begin Given data

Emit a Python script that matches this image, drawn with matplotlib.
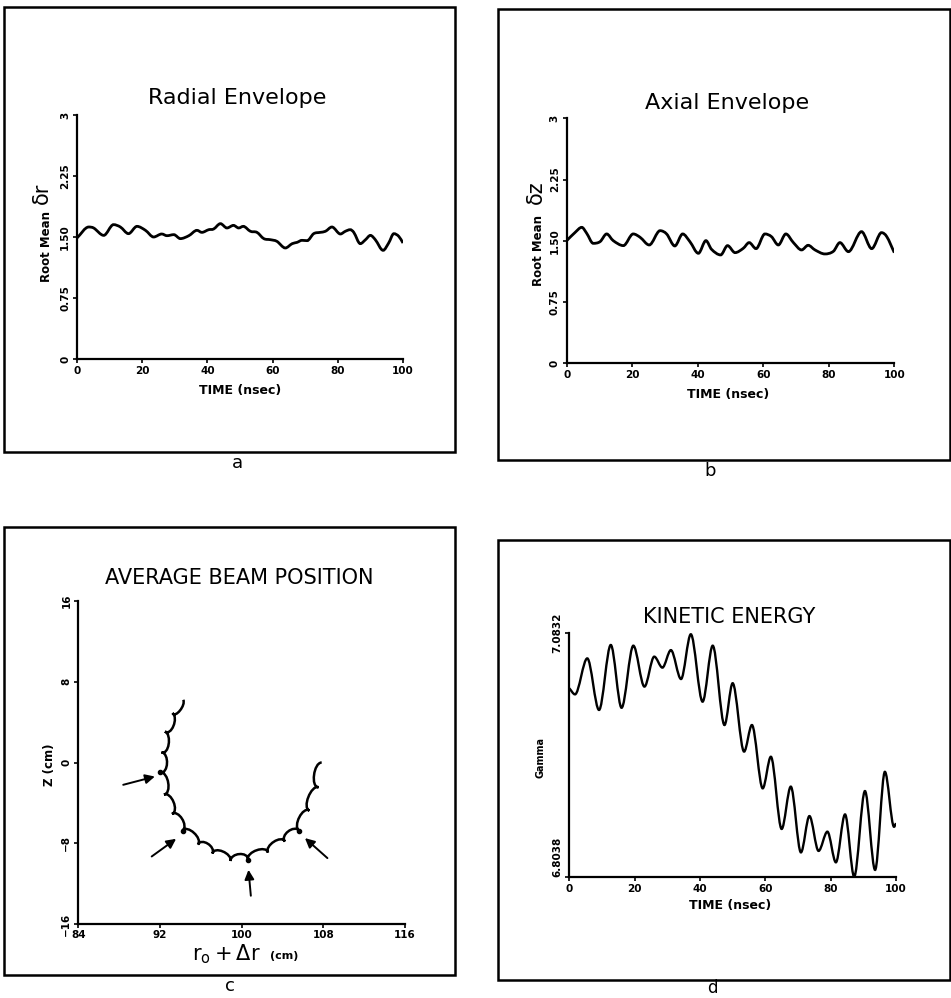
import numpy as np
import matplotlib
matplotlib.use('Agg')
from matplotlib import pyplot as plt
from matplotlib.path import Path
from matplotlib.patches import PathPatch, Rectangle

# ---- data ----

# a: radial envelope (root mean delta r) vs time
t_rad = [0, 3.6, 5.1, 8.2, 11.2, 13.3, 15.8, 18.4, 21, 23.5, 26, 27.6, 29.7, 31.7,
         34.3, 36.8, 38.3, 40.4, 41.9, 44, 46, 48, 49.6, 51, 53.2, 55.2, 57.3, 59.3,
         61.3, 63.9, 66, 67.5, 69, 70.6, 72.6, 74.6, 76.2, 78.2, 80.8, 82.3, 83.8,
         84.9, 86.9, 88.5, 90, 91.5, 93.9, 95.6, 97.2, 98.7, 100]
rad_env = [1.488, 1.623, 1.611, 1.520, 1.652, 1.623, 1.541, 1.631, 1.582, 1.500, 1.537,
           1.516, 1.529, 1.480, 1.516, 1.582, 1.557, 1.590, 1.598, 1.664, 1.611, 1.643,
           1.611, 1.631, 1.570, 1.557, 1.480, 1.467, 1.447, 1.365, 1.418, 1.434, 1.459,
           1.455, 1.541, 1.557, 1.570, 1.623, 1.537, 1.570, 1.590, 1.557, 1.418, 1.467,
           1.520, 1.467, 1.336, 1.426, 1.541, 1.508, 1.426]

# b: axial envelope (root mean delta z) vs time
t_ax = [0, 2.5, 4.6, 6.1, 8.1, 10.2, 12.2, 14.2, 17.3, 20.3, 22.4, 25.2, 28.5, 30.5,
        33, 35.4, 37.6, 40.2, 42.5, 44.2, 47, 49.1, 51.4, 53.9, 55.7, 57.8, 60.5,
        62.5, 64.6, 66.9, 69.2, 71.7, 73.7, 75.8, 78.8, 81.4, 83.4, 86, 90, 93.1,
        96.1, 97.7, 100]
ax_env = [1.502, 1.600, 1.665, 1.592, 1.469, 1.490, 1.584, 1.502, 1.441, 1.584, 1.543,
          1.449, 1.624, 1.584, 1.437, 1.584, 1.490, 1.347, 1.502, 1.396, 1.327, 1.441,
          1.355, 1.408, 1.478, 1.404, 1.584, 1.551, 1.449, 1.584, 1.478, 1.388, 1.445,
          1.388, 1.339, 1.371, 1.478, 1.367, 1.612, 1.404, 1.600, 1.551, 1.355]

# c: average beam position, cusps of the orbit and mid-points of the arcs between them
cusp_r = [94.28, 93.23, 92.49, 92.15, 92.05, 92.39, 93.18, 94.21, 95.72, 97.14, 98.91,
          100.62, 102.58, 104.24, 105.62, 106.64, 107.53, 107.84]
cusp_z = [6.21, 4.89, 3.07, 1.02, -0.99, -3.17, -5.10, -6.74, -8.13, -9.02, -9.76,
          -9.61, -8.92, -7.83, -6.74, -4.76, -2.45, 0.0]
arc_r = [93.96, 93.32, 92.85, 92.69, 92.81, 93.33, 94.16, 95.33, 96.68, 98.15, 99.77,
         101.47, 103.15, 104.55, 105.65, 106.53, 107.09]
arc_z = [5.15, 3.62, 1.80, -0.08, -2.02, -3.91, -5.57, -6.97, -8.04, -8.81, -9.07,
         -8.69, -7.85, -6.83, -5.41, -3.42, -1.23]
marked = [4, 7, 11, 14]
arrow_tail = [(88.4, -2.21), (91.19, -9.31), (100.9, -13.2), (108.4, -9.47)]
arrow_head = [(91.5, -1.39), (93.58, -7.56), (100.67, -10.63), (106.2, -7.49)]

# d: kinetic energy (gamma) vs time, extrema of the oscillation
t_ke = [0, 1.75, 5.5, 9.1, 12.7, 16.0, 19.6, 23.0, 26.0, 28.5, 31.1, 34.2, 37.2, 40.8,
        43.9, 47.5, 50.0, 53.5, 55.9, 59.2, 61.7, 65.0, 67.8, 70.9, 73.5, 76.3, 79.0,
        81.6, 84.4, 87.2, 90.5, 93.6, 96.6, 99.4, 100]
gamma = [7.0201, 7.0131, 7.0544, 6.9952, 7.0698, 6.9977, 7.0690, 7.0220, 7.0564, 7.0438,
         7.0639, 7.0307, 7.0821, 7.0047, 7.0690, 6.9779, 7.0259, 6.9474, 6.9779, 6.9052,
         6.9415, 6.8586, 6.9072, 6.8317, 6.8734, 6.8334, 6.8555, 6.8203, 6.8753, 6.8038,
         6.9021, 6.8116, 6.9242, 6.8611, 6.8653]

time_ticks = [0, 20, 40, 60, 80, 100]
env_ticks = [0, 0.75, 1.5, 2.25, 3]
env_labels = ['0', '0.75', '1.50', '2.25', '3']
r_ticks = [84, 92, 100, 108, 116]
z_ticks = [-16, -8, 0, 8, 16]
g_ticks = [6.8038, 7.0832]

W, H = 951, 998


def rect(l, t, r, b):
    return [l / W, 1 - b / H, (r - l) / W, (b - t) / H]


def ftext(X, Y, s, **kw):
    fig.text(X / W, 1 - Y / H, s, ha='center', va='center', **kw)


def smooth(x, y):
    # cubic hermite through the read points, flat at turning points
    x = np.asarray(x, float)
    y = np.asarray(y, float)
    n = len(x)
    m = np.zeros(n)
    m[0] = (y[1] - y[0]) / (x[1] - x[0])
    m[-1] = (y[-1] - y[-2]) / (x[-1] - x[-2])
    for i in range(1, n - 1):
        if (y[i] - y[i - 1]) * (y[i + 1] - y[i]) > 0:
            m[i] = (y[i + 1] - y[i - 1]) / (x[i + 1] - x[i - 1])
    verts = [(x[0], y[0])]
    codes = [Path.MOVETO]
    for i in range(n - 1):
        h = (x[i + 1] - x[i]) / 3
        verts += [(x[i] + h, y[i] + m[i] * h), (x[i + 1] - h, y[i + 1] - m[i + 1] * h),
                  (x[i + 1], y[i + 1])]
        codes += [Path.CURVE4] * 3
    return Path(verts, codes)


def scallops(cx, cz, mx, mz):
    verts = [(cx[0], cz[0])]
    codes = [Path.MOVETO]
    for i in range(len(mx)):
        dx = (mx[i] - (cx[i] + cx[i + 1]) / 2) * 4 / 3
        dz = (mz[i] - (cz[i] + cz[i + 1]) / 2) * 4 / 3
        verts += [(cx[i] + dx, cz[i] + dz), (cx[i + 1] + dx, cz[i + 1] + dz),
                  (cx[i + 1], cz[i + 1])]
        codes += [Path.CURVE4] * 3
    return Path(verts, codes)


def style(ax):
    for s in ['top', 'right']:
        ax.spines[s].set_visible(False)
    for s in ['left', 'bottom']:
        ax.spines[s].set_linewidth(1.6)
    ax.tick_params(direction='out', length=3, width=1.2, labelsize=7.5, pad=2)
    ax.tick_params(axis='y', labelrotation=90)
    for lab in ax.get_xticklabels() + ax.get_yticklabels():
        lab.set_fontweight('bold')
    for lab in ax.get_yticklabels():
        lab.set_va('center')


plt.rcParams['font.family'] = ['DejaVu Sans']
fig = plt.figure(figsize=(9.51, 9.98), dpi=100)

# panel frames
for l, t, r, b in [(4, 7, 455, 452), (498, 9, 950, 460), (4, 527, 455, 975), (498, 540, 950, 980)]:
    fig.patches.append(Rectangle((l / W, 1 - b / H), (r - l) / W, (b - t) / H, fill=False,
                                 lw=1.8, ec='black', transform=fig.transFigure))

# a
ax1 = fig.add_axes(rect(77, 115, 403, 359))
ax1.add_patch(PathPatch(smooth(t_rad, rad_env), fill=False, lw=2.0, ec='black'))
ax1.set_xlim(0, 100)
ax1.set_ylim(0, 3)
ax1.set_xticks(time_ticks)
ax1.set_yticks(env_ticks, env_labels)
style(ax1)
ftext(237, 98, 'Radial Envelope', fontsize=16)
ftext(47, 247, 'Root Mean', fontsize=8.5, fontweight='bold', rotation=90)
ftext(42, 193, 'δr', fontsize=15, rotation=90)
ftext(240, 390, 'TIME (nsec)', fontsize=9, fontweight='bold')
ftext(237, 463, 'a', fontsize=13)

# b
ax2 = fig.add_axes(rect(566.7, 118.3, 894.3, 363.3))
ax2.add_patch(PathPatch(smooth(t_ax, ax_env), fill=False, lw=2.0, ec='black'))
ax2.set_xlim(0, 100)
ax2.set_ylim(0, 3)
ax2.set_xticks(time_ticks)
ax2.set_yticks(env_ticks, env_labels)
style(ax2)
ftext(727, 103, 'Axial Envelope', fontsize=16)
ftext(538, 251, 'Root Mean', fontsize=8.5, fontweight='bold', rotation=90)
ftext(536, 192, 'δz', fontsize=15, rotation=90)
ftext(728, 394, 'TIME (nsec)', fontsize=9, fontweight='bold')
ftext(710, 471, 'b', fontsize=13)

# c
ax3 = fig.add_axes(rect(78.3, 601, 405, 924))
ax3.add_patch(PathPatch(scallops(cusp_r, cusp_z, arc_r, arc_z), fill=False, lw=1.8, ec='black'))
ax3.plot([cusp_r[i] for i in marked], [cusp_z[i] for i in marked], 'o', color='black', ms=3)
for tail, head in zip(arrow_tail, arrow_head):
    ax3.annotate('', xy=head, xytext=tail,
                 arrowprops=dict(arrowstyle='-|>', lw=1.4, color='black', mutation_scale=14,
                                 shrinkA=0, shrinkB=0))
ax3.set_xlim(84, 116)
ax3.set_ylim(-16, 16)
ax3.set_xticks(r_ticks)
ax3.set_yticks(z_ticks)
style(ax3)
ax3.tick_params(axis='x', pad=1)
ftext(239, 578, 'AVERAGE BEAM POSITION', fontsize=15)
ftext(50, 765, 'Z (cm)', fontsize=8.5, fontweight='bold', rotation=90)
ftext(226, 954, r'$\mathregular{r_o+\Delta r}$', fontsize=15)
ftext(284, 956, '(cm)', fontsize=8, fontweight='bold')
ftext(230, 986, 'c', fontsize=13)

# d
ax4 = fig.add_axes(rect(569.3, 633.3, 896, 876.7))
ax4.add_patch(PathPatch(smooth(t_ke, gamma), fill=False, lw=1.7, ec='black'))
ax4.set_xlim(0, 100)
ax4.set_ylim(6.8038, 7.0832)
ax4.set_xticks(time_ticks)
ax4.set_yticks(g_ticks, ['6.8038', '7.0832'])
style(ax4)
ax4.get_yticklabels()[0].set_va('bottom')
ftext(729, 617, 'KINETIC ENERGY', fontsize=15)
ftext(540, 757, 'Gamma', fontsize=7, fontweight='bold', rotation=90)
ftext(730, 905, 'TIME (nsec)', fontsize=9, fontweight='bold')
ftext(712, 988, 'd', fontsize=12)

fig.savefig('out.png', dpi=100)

end Given data

Exercise task -> Leave out the pictures and restate, word for word, the lines from the top of the data through the line containing "# ---- data ----", both included.

Answer to the problem ->
Emit a Python script that matches this image, drawn with matplotlib.
import numpy as np
import matplotlib
matplotlib.use('Agg')
from matplotlib import pyplot as plt
from matplotlib.path import Path
from matplotlib.patches import PathPatch, Rectangle

# ---- data ----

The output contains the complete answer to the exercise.